We all know literacy is important – but what about information literacy? Being literate means you have the skills to figure out written words and understand what you’ve read. Information literacy takes that one step forward. Gathering information is rarely the problem – it’s managing, evaluating and working with the almost overwhelming amount of information we encounter.

If you are a U of G student, you have some people on your side to help, including information literacy manager Karen Nicholson. With her team of 10 librarians and library associates, Nicholson helps teach the ability to identify information needs, search for information, locate it, evaluate it and use it appropriately. “You need information literacy to be able to function today,” she says. “Being able to look at information critically is a lifelong skill.”

A big part of what her team does, Nicholson says, is help students find what they need. “People think everything can be found on Google. It can’t. We help them discover how to search beyond that. Google is super-easy to use but not all academic databases are as simple, so sometimes you have to convince people of the value of doing the extra work to find that information.”

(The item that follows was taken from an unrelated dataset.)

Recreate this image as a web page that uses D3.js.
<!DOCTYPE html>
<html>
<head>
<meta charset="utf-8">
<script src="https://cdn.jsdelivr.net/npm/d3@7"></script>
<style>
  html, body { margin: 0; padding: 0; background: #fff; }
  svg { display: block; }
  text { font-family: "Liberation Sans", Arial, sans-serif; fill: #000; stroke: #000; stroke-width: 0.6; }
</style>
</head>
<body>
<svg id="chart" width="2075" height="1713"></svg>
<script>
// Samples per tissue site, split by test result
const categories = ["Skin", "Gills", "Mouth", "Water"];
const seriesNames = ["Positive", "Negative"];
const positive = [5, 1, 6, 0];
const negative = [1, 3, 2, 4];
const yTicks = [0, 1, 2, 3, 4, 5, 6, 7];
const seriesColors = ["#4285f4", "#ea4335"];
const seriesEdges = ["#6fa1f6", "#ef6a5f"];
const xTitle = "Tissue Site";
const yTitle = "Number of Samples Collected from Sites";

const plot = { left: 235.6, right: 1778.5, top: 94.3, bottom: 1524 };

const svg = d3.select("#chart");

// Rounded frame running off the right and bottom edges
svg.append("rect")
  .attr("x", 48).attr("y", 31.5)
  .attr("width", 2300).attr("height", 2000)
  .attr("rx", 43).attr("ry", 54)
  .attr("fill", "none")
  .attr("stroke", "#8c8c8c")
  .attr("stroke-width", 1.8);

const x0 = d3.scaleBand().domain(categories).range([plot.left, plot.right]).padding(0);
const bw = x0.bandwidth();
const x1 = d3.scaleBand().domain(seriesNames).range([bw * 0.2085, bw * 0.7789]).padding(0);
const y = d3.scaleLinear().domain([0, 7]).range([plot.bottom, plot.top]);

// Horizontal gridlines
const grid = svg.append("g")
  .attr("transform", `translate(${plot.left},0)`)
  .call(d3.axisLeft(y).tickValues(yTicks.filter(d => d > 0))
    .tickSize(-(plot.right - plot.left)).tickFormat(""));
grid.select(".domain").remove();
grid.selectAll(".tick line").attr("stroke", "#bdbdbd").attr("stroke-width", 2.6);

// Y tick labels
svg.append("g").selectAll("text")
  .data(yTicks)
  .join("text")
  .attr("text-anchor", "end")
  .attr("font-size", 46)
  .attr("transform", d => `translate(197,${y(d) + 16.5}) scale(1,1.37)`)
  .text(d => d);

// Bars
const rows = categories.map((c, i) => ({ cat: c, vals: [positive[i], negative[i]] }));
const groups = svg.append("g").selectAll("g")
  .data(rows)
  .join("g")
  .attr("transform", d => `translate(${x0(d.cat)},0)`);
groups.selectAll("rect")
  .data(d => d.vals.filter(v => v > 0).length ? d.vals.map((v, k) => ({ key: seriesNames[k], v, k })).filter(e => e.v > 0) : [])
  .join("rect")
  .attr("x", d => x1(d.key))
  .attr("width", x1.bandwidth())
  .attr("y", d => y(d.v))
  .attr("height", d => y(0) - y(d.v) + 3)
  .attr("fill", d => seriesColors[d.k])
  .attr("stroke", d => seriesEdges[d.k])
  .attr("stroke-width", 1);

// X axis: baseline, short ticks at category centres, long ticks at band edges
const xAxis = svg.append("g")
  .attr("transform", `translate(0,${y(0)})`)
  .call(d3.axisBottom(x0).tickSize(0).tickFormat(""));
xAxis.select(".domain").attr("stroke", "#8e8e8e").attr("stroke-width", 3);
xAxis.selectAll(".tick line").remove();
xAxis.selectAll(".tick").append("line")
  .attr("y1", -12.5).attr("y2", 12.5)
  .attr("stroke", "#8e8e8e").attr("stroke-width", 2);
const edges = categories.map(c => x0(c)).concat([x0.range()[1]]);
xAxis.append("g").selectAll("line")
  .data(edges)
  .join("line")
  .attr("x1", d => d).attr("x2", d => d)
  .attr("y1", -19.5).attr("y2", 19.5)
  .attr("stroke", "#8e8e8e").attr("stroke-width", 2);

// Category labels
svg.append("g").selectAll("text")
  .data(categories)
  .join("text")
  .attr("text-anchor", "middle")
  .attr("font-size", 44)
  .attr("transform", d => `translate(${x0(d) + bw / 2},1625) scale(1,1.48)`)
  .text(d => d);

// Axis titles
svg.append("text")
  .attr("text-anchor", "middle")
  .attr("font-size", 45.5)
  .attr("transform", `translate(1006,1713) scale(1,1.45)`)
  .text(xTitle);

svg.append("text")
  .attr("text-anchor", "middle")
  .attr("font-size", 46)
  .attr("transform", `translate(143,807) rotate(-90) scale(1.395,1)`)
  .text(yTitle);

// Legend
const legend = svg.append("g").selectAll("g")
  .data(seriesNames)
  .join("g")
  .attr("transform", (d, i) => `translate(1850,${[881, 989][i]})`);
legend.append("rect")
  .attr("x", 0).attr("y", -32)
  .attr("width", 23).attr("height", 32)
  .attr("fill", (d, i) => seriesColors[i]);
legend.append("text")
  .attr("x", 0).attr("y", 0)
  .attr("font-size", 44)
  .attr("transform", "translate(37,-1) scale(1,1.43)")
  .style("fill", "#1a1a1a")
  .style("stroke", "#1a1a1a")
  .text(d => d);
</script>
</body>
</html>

She adds that research has found students often jump into searching without first narrowing down the specifics of their searches. “People also tend to skim things when reading on the web, so they look at the first couple of pages of search results, skim and cherry-pick a few things without necessarily reading any of it completely,” she says.

Nicholson and her team help students make sense of their research, frame their search questions with a specific and manageable focus and choose which words to search for. “You also need to know how to evaluate the results you get,” she adds. “Is this an authoritative source? Is it reliable? Is this relevant to my purposes?”

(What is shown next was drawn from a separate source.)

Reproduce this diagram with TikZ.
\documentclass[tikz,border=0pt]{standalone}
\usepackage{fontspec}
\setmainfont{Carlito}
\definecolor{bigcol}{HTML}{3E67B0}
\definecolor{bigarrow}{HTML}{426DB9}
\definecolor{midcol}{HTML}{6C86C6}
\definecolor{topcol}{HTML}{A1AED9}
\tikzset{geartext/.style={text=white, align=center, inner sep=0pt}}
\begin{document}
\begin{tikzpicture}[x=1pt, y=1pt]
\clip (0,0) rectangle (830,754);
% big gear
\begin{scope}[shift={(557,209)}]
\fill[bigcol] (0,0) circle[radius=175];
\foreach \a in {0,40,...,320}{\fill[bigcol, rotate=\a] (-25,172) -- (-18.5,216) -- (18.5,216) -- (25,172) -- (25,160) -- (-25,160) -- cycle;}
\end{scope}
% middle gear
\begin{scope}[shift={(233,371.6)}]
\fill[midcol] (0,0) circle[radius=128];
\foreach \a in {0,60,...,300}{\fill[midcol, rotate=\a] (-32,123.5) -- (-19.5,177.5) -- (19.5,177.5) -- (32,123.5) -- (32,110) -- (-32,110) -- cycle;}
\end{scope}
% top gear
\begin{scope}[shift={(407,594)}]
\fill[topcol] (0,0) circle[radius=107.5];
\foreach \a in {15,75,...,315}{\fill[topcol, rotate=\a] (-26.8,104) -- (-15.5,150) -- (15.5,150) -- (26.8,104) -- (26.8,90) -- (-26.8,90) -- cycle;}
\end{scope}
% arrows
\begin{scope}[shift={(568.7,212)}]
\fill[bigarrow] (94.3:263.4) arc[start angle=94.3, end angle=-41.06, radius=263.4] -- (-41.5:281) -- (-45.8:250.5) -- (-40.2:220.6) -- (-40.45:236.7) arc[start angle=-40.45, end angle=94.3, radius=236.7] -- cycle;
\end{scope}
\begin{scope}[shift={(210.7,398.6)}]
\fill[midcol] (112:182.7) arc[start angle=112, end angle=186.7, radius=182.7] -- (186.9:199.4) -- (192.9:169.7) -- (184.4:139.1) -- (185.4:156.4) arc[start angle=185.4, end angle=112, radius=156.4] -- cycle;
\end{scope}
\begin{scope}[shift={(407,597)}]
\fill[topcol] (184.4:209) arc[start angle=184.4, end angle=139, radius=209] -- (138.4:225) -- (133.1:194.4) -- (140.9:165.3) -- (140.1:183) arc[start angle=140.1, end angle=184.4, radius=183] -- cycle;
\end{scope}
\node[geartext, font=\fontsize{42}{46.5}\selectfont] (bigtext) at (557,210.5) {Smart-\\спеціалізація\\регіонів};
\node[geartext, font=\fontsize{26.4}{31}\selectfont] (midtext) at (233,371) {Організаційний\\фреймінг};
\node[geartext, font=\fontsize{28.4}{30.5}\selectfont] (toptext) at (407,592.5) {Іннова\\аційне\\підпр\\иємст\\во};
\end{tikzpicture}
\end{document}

Students also need strategies to manage the information they find so they can track their search process, record the information they have accessed and prepare citations. They also need to be aware of copyright laws and guidelines before using materials they’ve found.

“These may look like academic skills, but they are equally useful after graduation,” says Nicholson. “These are the skills students will later need when searching for work, managing their online identities and evaluating health or other consumer information they find on the internet.”

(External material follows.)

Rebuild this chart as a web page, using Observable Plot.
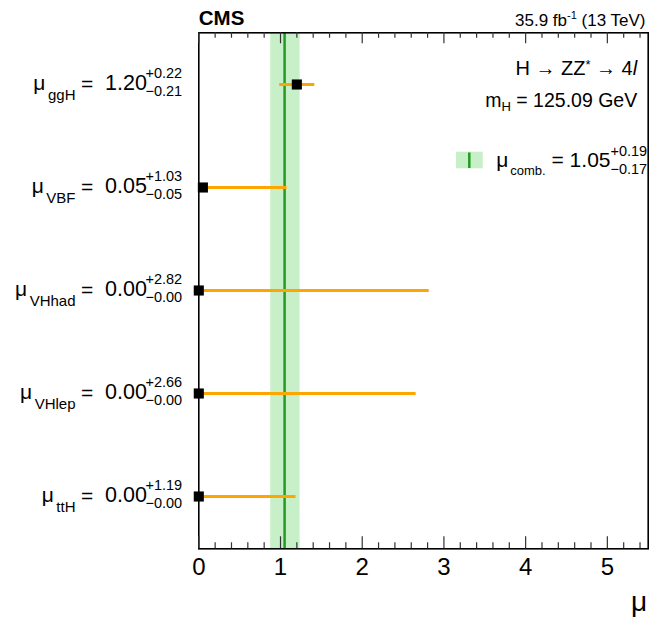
<!DOCTYPE html>
<html><head><meta charset="utf-8">
<script src="https://cdn.jsdelivr.net/npm/d3@7"></script>
<script src="https://cdn.jsdelivr.net/npm/@observablehq/plot@0.6"></script>
<style>
body{margin:0;background:#fff;}
svg{display:block;}
</style>
</head><body><div id="chart"></div>
<script>
// ---- data ----
const categories = ["ggH", "VBF", "VHhad", "VHlep", "ttH"];
const muValues = [1.20, 0.05, 0.00, 0.00, 0.00];
const errUp = [0.22, 1.03, 2.82, 2.66, 1.19];
const errDown = [0.21, 0.05, 0.00, 0.00, 0.00];
const muComb = [1.05];
const combUp = [0.19];
const combDown = [0.17];
const xMajorTicks = [0, 1, 2, 3, 4, 5];
const xMinorTicks = [0.2, 0.4, 0.6, 0.8, 1.2, 1.4, 1.6, 1.8, 2.2, 2.4, 2.6, 2.8,
  3.2, 3.4, 3.6, 3.8, 4.2, 4.4, 4.6, 4.8, 5.2, 5.4];
const xDomain = [0, 5.5];
const cmsLabel = ["CMS"];
const lumiLabel = ["35.9 fb^{-1} (13 TeV)"];
const processLabel = ["H → ZZ^{*} → 4~{l}"];
const massLabel = ["m_{H} = 125.09 GeV"];
const axisLabel = ["μ"];

const rows = categories.map((c, i) => ({cat: c, mu: muValues[i], up: errUp[i], down: errDown[i]}));
const comb = [{mu: muComb[0], up: combUp[0], down: combDown[0]}];
const fmt = d3.format(".2f");

// ---- layout ----
const W = 658, H = 620;
const mL = 198.3, mR = 10.3, mT = 32.3, mB = 71.7;
const frameH = H - mT - mB;
const FONT = "'Liberation Sans', Arial, Helvetica, sans-serif";
const ORANGE = "#ffa500", BAND = "#c8f0c8", GREEN = "#229b22";

const svg = Plot.plot({
  width: W, height: H,
  marginLeft: mL, marginRight: mR, marginTop: mT, marginBottom: mB,
  style: {fontFamily: FONT, color: "black", background: "white"},
  x: {domain: xDomain, axis: null},
  y: {type: "point", domain: categories, padding: 0.5, axis: null},
  marks: [
    Plot.rect(comb, {x1: d => d.mu - d.down, x2: d => d.mu + d.up, fill: BAND}),
    Plot.ruleX(comb, {x: "mu", stroke: GREEN, strokeWidth: 2.5}),
    Plot.frame({stroke: "black", strokeWidth: 1.6}),
    Plot.tickX(xMajorTicks, {x: d => d, insetTop: frameH - 12, stroke: "#333", strokeWidth: 1.2}),
    Plot.tickX(xMinorTicks, {x: d => d, insetTop: frameH - 6, stroke: "#333", strokeWidth: 1.2}),
    Plot.tickX(xMajorTicks, {x: d => d, insetBottom: frameH - 11, stroke: "#333", strokeWidth: 1.2}),
    Plot.tickX(xMinorTicks, {x: d => d, insetBottom: frameH - 5.5, stroke: "#333", strokeWidth: 1.2}),
    Plot.ruleY(rows, {y: "cat", x1: d => d.mu - d.down, x2: d => d.mu + d.up, stroke: ORANGE, strokeWidth: 3}),
    Plot.dot(rows, {x: "mu", y: "cat", symbol: "square", r: 5.7, fill: "black", stroke: null}),
    // row labels
    Plot.text(rows, {y: "cat", frameAnchor: "left", text: d => `μ_{${d.cat}}`, textAnchor: "end", lineAnchor: "bottom", dx: 75 - mL, dy: 5, fontSize: 21}),
    Plot.text(rows, {y: "cat", frameAnchor: "left", text: () => "=", textAnchor: "middle", lineAnchor: "bottom", dx: 86.5 - mL, dy: 6, fontSize: 21}),
    Plot.text(rows, {y: "cat", frameAnchor: "left", text: d => fmt(d.mu), textAnchor: "start", lineAnchor: "bottom", dx: 104.5 - mL, dy: 5, fontSize: 21.5}),
    Plot.text(rows, {y: "cat", frameAnchor: "left", text: d => "+" + fmt(d.up), textAnchor: "start", lineAnchor: "bottom", dx: 145 - mL, dy: -6.5, fontSize: 14.5}),
    Plot.text(rows, {y: "cat", frameAnchor: "left", text: d => "−" + fmt(d.down), textAnchor: "start", lineAnchor: "bottom", dx: 145 - mL, dy: 11.5, fontSize: 14.5}),
    // top labels
    Plot.text(cmsLabel, {frameAnchor: "top-left", text: d => d, textAnchor: "start", lineAnchor: "bottom", dy: -7.8, fontSize: 20.5, fontWeight: "bold"}),
    Plot.text(lumiLabel, {frameAnchor: "top-right", text: d => d, textAnchor: "end", lineAnchor: "bottom", dx: -2.7, dy: -7.3, fontSize: 17}),
    Plot.text(processLabel, {frameAnchor: "top-right", text: d => d, textAnchor: "end", lineAnchor: "bottom", dx: -11, dy: 41.7, fontSize: 20}),
    Plot.text(massLabel, {frameAnchor: "top-right", text: d => d, textAnchor: "end", lineAnchor: "bottom", dx: -11, dy: 73.7, fontSize: 19.5}),
    // legend text
    Plot.text(comb, {frameAnchor: "top-right", text: d => `μ_{comb.} = ${fmt(d.mu)}`, textAnchor: "end", lineAnchor: "bottom", dx: 610 - (W - mR), dy: 166 - mT, fontSize: 21}),
    Plot.text(comb, {frameAnchor: "top-right", text: d => "+" + fmt(d.up), textAnchor: "start", lineAnchor: "bottom", dx: 610 - (W - mR), dy: 155 - mT, fontSize: 14.5}),
    Plot.text(comb, {frameAnchor: "top-right", text: d => "−" + fmt(d.down), textAnchor: "start", lineAnchor: "bottom", dx: 610 - (W - mR), dy: 173 - mT, fontSize: 14.5}),
    // x tick labels and axis title
    Plot.text(xMajorTicks, {x: d => d, frameAnchor: "bottom", text: d => String(d), textAnchor: "middle", lineAnchor: "bottom", dy: 25.7, fontSize: 24}),
    Plot.text(axisLabel, {frameAnchor: "bottom-right", text: d => d, textAnchor: "end", lineAnchor: "bottom", dx: -1, dy: 61.7, fontSize: 28})
  ]
});

// rich text: _{sub}, ^{sup}, ~{italic}
function optsFor(s) {
  if (s.startsWith("μ_{comb")) return {subShift: 8, subSize: 13, gap: 2};
  if (s.startsWith("μ_")) return {subShift: 10, subSize: 15, gap: 2.5};
  if (s.startsWith("35.9")) return {supShift: 7, supSize: 11, gap: 0};
  if (s.startsWith("H ")) return {supShift: 6, supSize: 13, gap: 0};
  return {subShift: 4.5, subSize: 13, supShift: 6, supSize: 12, gap: 0};
}
d3.select(svg).selectAll("text").each(function() {
  const s = this.textContent;
  if (!/[_^~]\{/.test(s)) return;
  const opts = optsFor(s);
  const sel = d3.select(this);
  sel.text(null);
  const re = /([_^~])\{([^}]*)\}/g;
  let last = 0, m, shift = 0;
  const add = (str, kind) => {
    if (!str) return;
    const t = sel.append("tspan").text(str);
    let target = 0;
    if (kind === "_") { target = opts.subShift; t.attr("font-size", opts.subSize); if (opts.gap) t.attr("dx", opts.gap); }
    else if (kind === "^") { target = -opts.supShift; t.attr("font-size", opts.supSize); }
    else if (kind === "~") { t.attr("font-style", "italic"); }
    if (target !== shift) { t.attr("dy", target - shift); shift = target; }
  };
  while ((m = re.exec(s))) { add(s.slice(last, m.index), ""); add(m[2], m[1]); last = re.lastIndex; }
  add(s.slice(last), "");
});

// legend swatch (band + line)
const g = d3.select(svg).append("g").attr("aria-label", "legend-swatch");
g.append("rect").attr("x", 456).attr("y", 151.7).attr("width", 26.7).attr("height", 16.6).attr("fill", BAND);
g.append("line").attr("x1", 469.3).attr("x2", 469.3).attr("y1", 152.5).attr("y2", 168).attr("stroke", GREEN).attr("stroke-width", 2.5);

document.getElementById("chart").appendChild(svg);
</script>
</body></html>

In addition to helping students, Nicholson and her team also work with faculty and they’re eager to adopt more “blended learning” approaches. She explains that blended learning involves a mix of face-to-face work and online work.

“Today we do a lot of face-to-face with some online, but we’d like to change the proportions. One end of the spectrum is the flipped class, where most of the learning is done outside of the classroom and online. When the students are in the classroom, the time is spent on working through problems as a group.” A blended learning librarian was recently hired to facilitate the exploration and development of blended learning models for the U of G information literacy team.

Another way to make libraries work better is to assess what they’re already doing. That’s the theory behind a grant the Association of College and Research Libraries was recently awarded to design and implement a program to strengthen the competencies of librarians in campus leadership and data-informed advocacy.

The U of G library is one of the member libraries accepted into the program to study the library’s value and impact on students. Nicholson says the study will examine how face-to-face and online approaches to information literacy and writing skills help first-year students. Also involved in the project are Richard Gorrie, manager, Learning Technology and Courseware Innovation; Prof. Trent Tucker, School of Hospitality and Tourism Management; and Kim Garwood, manager, Writing Services.

“We need to do more to systematically evaluate the services we provide,” says Nicholson. “I see this as part of creating a culture of research where we think about gathering evidence in all the work we do.”

Although she has been at U of G less than a year, Nicholson is confident that the school and the library are a good fit for her. “I love learning, I love to teach, I love the environment here,” she says.